WH and Hill Democrats, Hold the High Fives
If you are a Democrat, it’s tough not to chortle over the Tea Party setbacks and the GOP’s problems.
But, someone who once counseled his direct reports to, “Throw one brick too many rather than one too few,” I hope Democrats do not follow that advice. Instead, I would hope the D’s who prevailed in the debt limit skirmish will be mellow, strategic, hold onto that extra stone and reach out to any Republican who will work with them for the remainder of the Obama term.
Here’s what I predicted in my last blog, on 10-14, about the eruption of the debt limit fight.
“I still am sticking to what I said will be the near term resolution. It will be some short term “debt limit” extension and a deal to work on some spending issues.”

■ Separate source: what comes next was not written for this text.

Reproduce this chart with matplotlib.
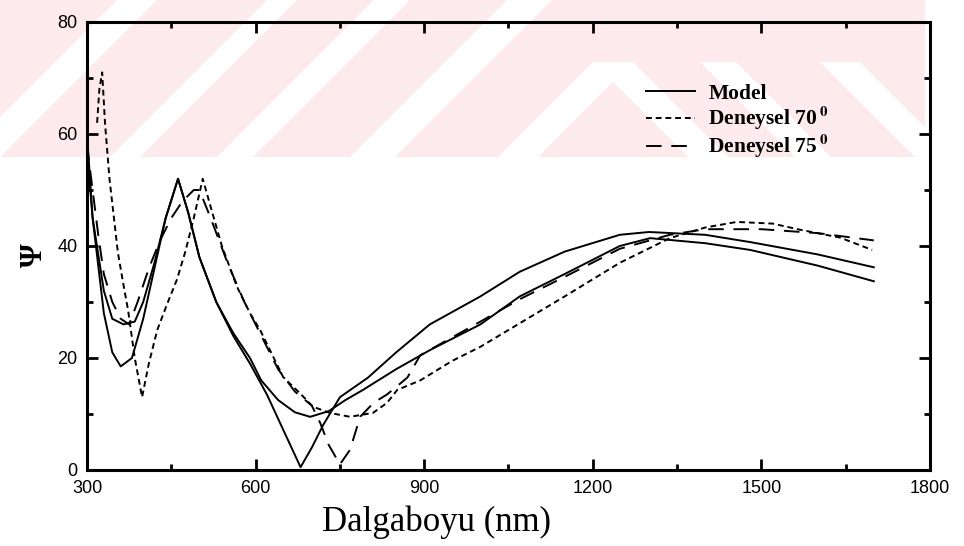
import matplotlib
matplotlib.use('Agg')
import matplotlib.pyplot as plt
from matplotlib.patches import Polygon
from matplotlib.ticker import MultipleLocator

# veri (grafikten okunan yaklasik degerler)
model_a_x = [300, 310, 330, 345, 360, 380, 400, 420, 440, 462, 480, 500, 530, 560, 590, 620,
             650, 680, 700, 720, 750, 800, 850, 910, 1000, 1070, 1150, 1248, 1300, 1400, 1480,
             1600, 1700]
model_a_y = [60, 45, 28, 21, 18.5, 20, 27, 36, 45, 52, 46, 38, 30, 24, 19, 13.5,
             7, 0.5, 4, 8, 13, 16.5, 21, 26, 31, 35.4, 39, 42, 42.5, 42, 40.7,
             38.5, 36.2]

model_b_x = [300, 310, 330, 345, 365, 385, 400, 420, 440, 462, 480, 500, 530, 560, 590, 610,
             640, 670, 697, 730, 760, 791, 850, 910, 1000, 1070, 1150, 1248, 1302, 1400, 1480,
             1600, 1700]
model_b_y = [57, 45, 32, 27, 26, 26.5, 30, 37, 45, 52, 46, 38, 30, 24.5, 20, 16,
             12.5, 10.3, 9.5, 10.5, 12.5, 14.3, 18, 21.4, 26, 31, 35, 40, 41.4, 40.5, 39.3,
             36.5, 33.7]

den70_x = [318, 322, 327, 332, 340, 355, 365, 373, 385, 398, 410, 425, 444, 460, 475, 490,
           506, 520, 540, 567, 590, 608, 630, 649, 679, 702, 732, 768, 809, 834, 852, 893,
           950, 1000, 1070, 1150, 1248, 1337, 1400, 1456, 1520, 1569, 1640, 1697]
den70_y = [62, 68, 71, 62, 52, 38.8, 33, 28.6, 20, 13, 19, 25, 30, 34, 39, 45,
           52, 47, 40, 32.7, 28, 25, 20.5, 16.6, 13.7, 11.3, 10.2, 9.5, 10.2, 12, 14.3, 16,
           19.5, 22, 26.2, 31, 37, 41.4, 43.3, 44.3, 44, 42.9, 41.5, 39.3]

den75_x = [300, 310, 320, 330, 345, 360, 375, 390, 410, 430, 450, 470, 490, 500, 520, 550,
           580, 610, 640, 670, 700, 715, 730, 750, 768, 786, 810, 834, 870, 893, 1000, 1070,
           1150, 1248, 1337, 1400, 1500, 1600, 1700]
den75_y = [58, 50, 42, 35, 30, 27, 26, 30, 36, 41, 45, 48, 50, 50, 45, 37,
           30, 24, 18, 14, 11.5, 8.4, 4.5, 1, 3.6, 9.5, 12, 13.5, 16.5, 20.5, 26.5, 30.5,
           34.5, 39.5, 42, 43, 43, 42.3, 41]

x_ticks = [300, 600, 900, 1200, 1500, 1800]
y_ticks = [0, 20, 40, 60, 80]
legend_labels = ['Model', r'Deneysel 70$\,^{\mathbf{0}}$', r'Deneysel 75$\,^{\mathbf{0}}$']

plt.rcParams['mathtext.fontset'] = 'stix'

W, H = 964, 546
fig = plt.figure(figsize=(W / 100, H / 100), dpi=100)


# arka plandaki pembe filigran (piksel koordinatlari, ust kenardan)
def px(x, y):
    return (x / W, 1 - y / H)


def band(pts, color):
    fig.patches.append(Polygon([px(*p) for p in pts], closed=True, transform=fig.transFigure,
                               facecolor=color, edgecolor='none', zorder=-5))


pink = '#fdeaed'
band([(0, 0), (925, 0), (925, 157), (0, 157)], pink)
for x0, w in [(-40, 40), (110, 30), (217, 36), (350, 45)]:
    band([(x0, 157), (x0 + w, 157), (x0 + w + 157, 0), (x0 + 157, 0)], 'white')
for x0, w in [(593, 40), (700, 36), (820, 40)]:
    band([(x0, 62), (x0 + w, 62), (x0 + w + 95, 157), (x0 + 95, 157)], 'white')
band([(593, 62), (633, 62), (538, 157), (498, 157)], 'white')

ax = fig.add_axes([87 / W, 1 - 470 / H, (930 - 87) / W, (470 - 22) / H])
ax.set_facecolor('none')
ax.set_zorder(2)

l1, = ax.plot(model_a_x, model_a_y, color='black', lw=1.4, ls='-')
ax.plot(model_b_x, model_b_y, color='black', lw=1.4, ls='-')
l2, = ax.plot(den70_x, den70_y, color='black', lw=1.4, ls=(0, (3, 2)))
l3, = ax.plot(den75_x, den75_y, color='black', lw=1.4, ls=(0, (8, 5)))

ax.set_xlim(300, 1800)
ax.set_ylim(0, 80)
ax.set_xticks(x_ticks)
ax.set_yticks(y_ticks)
ax.xaxis.set_minor_locator(MultipleLocator(150))
ax.yaxis.set_minor_locator(MultipleLocator(10))
ax.tick_params(which='both', direction='in', top=True, right=True, width=2, color='black')
ax.tick_params(which='major', length=8, labelsize=13, pad=7)
ax.tick_params(which='minor', length=4)
for lab in ax.get_xticklabels() + ax.get_yticklabels():
    lab.set_family('Liberation Sans')
for s in ax.spines.values():
    s.set_linewidth(2.2)

ax.set_xlabel('Dalgaboyu (nm)', family='Liberation Serif', fontsize=25)
ax.xaxis.set_label_coords(0.415, -0.08)
ax.set_ylabel('Ψ', family='Liberation Serif', fontsize=22, fontweight='bold')
ax.yaxis.set_label_coords(-0.045, 0.48)

ax.legend([l1, l2, l3], legend_labels, loc='upper left', bbox_to_anchor=(0.64, 0.905),
          frameon=False, handlelength=2.3, labelspacing=0.0, handletextpad=0.6,
          prop={'family': 'Liberation Serif', 'weight': 'bold', 'size': 15.5})

fig.savefig('out.png', dpi=100)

The mind jogger for us all—especially those now politically joyous--is last week’s problems weren’t solved, merely greased and slid forward. The same drama and bloviating will occur in February, unless a true majority in Congress, D’s and R’s, stands up for what’s right and works together on mutually satisfying solutions to spending and revenue matters, that means giving to get or compromise.
Sorry, my D friends, it’s not just about too little federal spending and more revenue. We spend a lot and too much of it wastefully. The federal government needs to tax and spend more thoughtfully.
Anyone living in the Washington area can cite his or her favorites wasteful federal spending story and a lot of us can descried departments and massive program waste which like Topsy just keep moving forward.
But Newtown didn’t force us to confront gun violence or easy gun acquisitions and the past several weeks political extremism and antics likely won't change fiscal behavior among Hill D's and R's and downtown.
Only God knows how venal and crazed the Tehadists and their ilk plan to be. But, setback or not, zealots don’t wither on the vine.
There still was a boat load of House R’s along with healthy handful of GOP Senators who voted against this short term relief.
But, their chamber colleagues made that opposition meaningless because enough stalwarts made clear they would vote for the package and not risk the nation’s credit rating any longer.
Enough damage already was done by the lead up to the anti-climactic result. I hope Congress and the White House doesn’t just repeat it next February.